Today, let's look at something slightly different. Let me ask you this, if your communication is encrypted, is your privacy protected? It isn't really protected if someone watching the bytes fly by knows to whom you are speaking and when, is it? Remember that routing involves unencrypted headers that contain source and destination information.

Today, we are going to explore anonymous routing, techniques for routing that protect the identity of the sender and the receiver.

What Do We Need?

We a way of sending a message from one machine, to another machine, without anyone in the middle knowing from where it came or to whom it is going. This is almost possible. The first node is going to know where it came from. And, the last node is going to know where it went. But, the nodes in the middle, can be like the random long path from point-A to point-B, as much to generate confusion as to get from one place to another.

If I were taking you for a drive and wanted to keep the location secret from you (think CIA safe house), other than blind-folding you, I'd pick the route in advance. It wouldn't be the shortest or simplest path. It would just be confusing. And, to make sure no one accidentally told you anything, I might you a bunch of different taxis, each one just knowing to get you from Point-A to Point-B, not where you were eventually going, nto where you originally came from, and not necessarily even which was the last stop.

And, every time I took someone to the safe house, I'd use a different route and different drivers, so no one figured anything out, e.g. there's usually anther driver waiting over there, or "last stop".

And, of course, if you happened to be carrying any secrets, I'd want them encrypted and inconspiciously hand-cuffeed to your wrist.

How Do We Acheive This In Software?

First, we need to establish the network of taxi drivers. We need a set of nodes that will do this type of hop-to-hop routing for us, accepting messages and forwarding them as needed.

Then we need a way of expressing our route to those among this network of nodes that we choose to use -- without letting them all see it. To do this, we first pick our nodes, and then negotiate with each of them a key to use to encrpyt the messages for their hop. What they get when they decrypt each is another message. The payload is encrypted, but the header is not and gives them the next hop. the last hop hands off the message, either encrypted such that the destination can decrypt it, or not at all.

So, first we pick some arbitrary routing. Then, we negotiate this set of keys with each hop. Finally, we encrpyt the message so each hop can decrpyt it in turn. Now, we send our messge to the first router, and it flies from there.
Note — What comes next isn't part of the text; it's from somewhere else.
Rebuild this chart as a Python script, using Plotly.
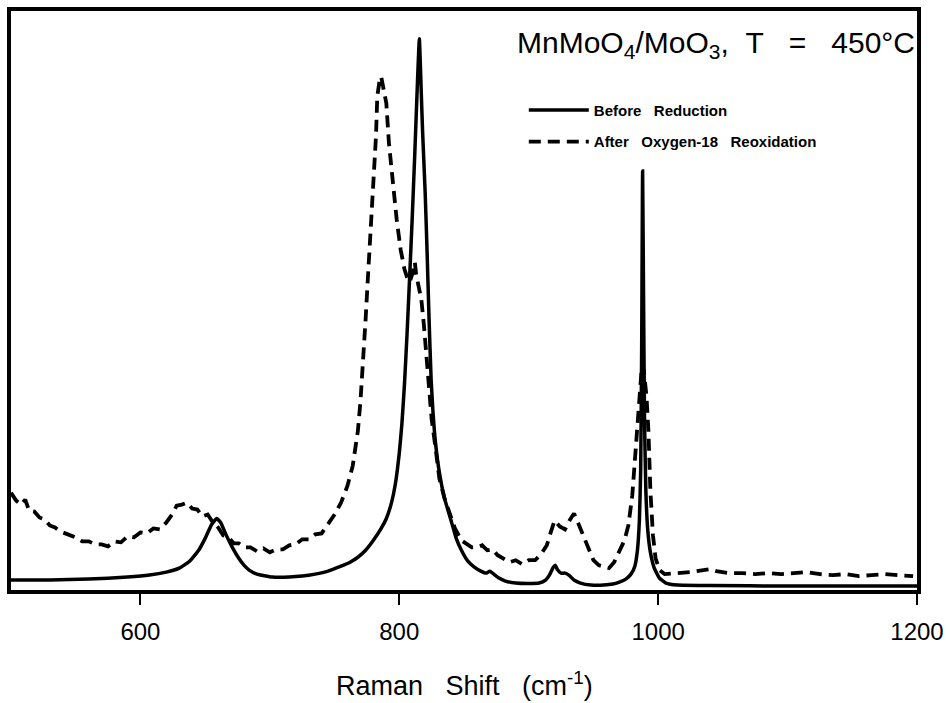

What we have created here is essentially a virtual circuit. We've set up a path from Point-A to Point-B. But, since we had to negotiate all of these keys, we want to use it for at least a while. So, we send a bunch of messages through before creating an new one. This amortizes the communication cost over time.

But, of course, not too much time. We want to switch routings again fairly soon, so that traffic analysis doesn't show our pattern of traffic through this set of routers.


The system as described above is essentially tor. In addition Tor offers anonymous roundezvous services. In other words, it allows clients and servers to connect anonymously to each other using the anonymous Tor network to generate a virtual meeting place that is not at either system.

Beyond Tor

Tor hides the actual routes. And, it uses virtual circuits for only about 10 minutes, to balance the amortization of the cost with the desire to keep things changing.

But additional levels of protection might be needed against determined adversaries. For example, traffic analysis might show that the source, the destination, and certain linkes are "hot" at certain times. Or, certain timing artifacts might be noticed at one node and observed at another.

To combat this problem, it is possible one can generate a bunch of bogus traffic to dilute the real traffic. One can also bundle messages together somewhat arbitrarily at the various nodes, only unbundling them later to mix the traffic streams. It is also possible to have the various routing nodes introduce random timing artifacts, such as jitter, delay, or reordering.